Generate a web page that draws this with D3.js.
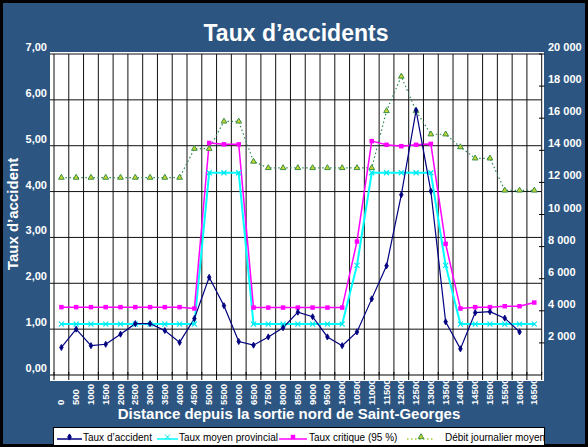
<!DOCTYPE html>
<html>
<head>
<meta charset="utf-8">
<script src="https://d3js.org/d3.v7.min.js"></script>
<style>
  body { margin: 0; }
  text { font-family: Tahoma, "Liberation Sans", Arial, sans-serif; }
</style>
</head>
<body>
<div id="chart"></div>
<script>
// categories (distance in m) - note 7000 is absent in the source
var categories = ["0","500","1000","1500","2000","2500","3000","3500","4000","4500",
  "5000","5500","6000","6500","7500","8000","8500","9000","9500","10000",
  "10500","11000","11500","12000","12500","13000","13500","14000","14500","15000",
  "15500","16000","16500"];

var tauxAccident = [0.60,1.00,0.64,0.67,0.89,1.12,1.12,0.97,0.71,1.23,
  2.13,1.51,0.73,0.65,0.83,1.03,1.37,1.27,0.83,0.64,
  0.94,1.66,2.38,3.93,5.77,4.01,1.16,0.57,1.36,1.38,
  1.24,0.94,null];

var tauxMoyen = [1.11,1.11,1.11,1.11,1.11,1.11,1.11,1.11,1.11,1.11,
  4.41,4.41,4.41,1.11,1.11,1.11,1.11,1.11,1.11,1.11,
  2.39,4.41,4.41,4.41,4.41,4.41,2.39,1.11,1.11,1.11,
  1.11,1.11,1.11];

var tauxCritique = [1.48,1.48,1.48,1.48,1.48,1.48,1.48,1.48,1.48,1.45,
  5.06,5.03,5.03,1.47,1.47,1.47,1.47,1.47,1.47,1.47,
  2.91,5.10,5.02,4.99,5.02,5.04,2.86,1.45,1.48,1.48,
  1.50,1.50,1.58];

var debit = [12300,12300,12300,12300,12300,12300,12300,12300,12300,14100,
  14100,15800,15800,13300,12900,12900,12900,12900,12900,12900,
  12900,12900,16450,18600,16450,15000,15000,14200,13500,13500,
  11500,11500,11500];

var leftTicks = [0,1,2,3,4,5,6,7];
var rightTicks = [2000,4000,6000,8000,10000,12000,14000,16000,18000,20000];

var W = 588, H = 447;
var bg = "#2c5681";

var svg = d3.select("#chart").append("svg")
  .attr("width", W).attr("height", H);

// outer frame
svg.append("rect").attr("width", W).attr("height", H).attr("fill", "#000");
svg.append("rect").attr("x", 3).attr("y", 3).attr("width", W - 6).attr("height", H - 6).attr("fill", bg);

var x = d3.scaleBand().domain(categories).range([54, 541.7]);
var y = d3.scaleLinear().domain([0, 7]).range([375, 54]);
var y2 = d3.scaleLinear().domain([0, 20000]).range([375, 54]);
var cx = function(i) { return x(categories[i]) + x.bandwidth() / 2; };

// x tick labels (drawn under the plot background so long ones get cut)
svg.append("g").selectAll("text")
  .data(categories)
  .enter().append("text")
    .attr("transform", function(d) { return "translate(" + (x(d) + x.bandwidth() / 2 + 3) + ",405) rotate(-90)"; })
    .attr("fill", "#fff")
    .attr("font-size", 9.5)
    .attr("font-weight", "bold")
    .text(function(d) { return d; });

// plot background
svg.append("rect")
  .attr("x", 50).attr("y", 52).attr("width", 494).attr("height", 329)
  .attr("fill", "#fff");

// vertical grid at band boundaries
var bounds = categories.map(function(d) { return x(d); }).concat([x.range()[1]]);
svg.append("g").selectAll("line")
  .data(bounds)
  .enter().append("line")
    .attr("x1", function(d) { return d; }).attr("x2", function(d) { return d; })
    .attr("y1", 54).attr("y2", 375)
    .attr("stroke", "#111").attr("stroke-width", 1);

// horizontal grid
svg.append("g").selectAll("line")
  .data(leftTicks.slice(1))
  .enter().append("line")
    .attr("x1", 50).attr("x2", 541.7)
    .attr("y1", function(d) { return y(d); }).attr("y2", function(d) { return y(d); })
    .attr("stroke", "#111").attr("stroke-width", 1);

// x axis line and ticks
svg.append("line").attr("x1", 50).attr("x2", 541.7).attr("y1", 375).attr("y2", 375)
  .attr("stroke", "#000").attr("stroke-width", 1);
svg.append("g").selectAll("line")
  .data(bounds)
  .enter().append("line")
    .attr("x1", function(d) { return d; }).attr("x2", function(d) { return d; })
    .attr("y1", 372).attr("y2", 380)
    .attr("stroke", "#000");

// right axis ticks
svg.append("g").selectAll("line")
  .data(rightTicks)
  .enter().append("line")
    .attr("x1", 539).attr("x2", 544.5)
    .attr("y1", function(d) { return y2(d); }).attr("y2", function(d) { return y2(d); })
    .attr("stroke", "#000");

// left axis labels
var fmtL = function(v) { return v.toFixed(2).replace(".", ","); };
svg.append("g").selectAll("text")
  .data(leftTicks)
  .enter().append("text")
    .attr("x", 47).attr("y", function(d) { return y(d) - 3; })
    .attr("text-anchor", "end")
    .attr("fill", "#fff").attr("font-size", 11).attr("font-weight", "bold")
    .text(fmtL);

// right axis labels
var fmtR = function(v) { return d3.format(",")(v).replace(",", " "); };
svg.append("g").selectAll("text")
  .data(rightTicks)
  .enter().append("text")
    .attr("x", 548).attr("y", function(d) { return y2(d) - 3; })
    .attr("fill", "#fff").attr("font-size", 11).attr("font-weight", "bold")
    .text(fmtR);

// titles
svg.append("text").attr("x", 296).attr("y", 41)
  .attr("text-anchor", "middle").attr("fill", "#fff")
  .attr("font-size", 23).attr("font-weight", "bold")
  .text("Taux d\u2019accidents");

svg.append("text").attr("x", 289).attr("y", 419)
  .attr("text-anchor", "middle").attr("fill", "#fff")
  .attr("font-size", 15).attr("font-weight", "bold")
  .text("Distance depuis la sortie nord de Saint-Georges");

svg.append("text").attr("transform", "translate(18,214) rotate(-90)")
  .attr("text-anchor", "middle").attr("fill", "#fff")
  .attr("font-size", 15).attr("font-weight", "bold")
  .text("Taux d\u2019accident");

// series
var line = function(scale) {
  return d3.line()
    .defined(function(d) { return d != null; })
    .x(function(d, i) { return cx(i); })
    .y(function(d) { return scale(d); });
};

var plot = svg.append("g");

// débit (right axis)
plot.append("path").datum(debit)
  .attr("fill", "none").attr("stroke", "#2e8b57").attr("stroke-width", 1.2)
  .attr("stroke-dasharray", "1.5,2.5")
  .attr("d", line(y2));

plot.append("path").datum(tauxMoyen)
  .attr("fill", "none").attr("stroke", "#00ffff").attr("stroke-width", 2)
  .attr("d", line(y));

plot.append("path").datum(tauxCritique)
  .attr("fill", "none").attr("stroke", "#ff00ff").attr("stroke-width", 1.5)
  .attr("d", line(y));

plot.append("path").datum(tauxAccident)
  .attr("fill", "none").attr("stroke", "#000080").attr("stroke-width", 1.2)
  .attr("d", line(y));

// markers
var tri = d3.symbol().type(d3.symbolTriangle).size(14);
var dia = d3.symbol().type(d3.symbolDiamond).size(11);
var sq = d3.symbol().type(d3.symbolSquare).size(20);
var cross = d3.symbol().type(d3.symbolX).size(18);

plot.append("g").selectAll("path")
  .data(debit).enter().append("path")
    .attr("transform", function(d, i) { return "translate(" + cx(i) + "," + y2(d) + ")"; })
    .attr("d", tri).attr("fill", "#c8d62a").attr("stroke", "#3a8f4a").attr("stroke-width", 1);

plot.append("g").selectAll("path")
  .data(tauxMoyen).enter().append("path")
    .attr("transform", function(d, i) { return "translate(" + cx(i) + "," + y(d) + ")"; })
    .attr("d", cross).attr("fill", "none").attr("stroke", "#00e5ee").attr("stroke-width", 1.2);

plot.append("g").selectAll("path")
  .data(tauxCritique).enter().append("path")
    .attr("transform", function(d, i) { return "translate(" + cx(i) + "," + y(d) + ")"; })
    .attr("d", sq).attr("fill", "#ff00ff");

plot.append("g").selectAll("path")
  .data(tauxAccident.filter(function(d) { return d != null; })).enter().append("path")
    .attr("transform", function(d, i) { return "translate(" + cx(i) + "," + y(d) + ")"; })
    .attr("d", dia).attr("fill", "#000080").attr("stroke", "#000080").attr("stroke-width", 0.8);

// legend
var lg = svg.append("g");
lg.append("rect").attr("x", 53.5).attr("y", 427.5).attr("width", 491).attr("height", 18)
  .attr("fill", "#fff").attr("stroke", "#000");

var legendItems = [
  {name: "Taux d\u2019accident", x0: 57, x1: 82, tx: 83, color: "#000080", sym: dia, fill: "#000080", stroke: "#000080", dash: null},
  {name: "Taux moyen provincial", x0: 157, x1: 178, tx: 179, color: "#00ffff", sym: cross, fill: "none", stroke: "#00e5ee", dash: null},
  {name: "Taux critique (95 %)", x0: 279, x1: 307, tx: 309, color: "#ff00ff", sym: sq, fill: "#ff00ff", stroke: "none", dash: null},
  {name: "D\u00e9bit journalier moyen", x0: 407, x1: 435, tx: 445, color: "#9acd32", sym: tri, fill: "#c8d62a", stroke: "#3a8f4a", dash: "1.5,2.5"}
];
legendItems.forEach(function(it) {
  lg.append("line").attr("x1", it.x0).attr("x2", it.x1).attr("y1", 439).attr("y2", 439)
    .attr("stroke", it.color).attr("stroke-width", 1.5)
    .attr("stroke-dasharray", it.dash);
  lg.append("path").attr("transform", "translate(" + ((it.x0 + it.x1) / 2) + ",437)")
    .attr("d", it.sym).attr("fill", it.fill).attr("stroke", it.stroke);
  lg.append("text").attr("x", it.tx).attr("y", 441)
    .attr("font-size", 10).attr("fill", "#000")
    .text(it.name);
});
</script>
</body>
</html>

[What you should do]: Go from the first line of the listing to the line holding "1.11,1.11,1.11];" and, please, transcribe those lines exactly, both included, with no pictures.

[Exercise output]:
Generate a web page that draws this with D3.js.
<!DOCTYPE html>
<html>
<head>
<meta charset="utf-8">
<script src="https://d3js.org/d3.v7.min.js"></script>
<style>
  body { margin: 0; }
  text { font-family: Tahoma, "Liberation Sans", Arial, sans-serif; }
</style>
</head>
<body>
<div id="chart"></div>
<script>
// categories (distance in m) - note 7000 is absent in the source
var categories = ["0","500","1000","1500","2000","2500","3000","3500","4000","4500",
  "5000","5500","6000","6500","7500","8000","8500","9000","9500","10000",
  "10500","11000","11500","12000","12500","13000","13500","14000","14500","15000",
  "15500","16000","16500"];

var tauxAccident = [0.60,1.00,0.64,0.67,0.89,1.12,1.12,0.97,0.71,1.23,
  2.13,1.51,0.73,0.65,0.83,1.03,1.37,1.27,0.83,0.64,
  0.94,1.66,2.38,3.93,5.77,4.01,1.16,0.57,1.36,1.38,
  1.24,0.94,null];

var tauxMoyen = [1.11,1.11,1.11,1.11,1.11,1.11,1.11,1.11,1.11,1.11,
  4.41,4.41,4.41,1.11,1.11,1.11,1.11,1.11,1.11,1.11,
  2.39,4.41,4.41,4.41,4.41,4.41,2.39,1.11,1.11,1.11,
  1.11,1.11,1.11];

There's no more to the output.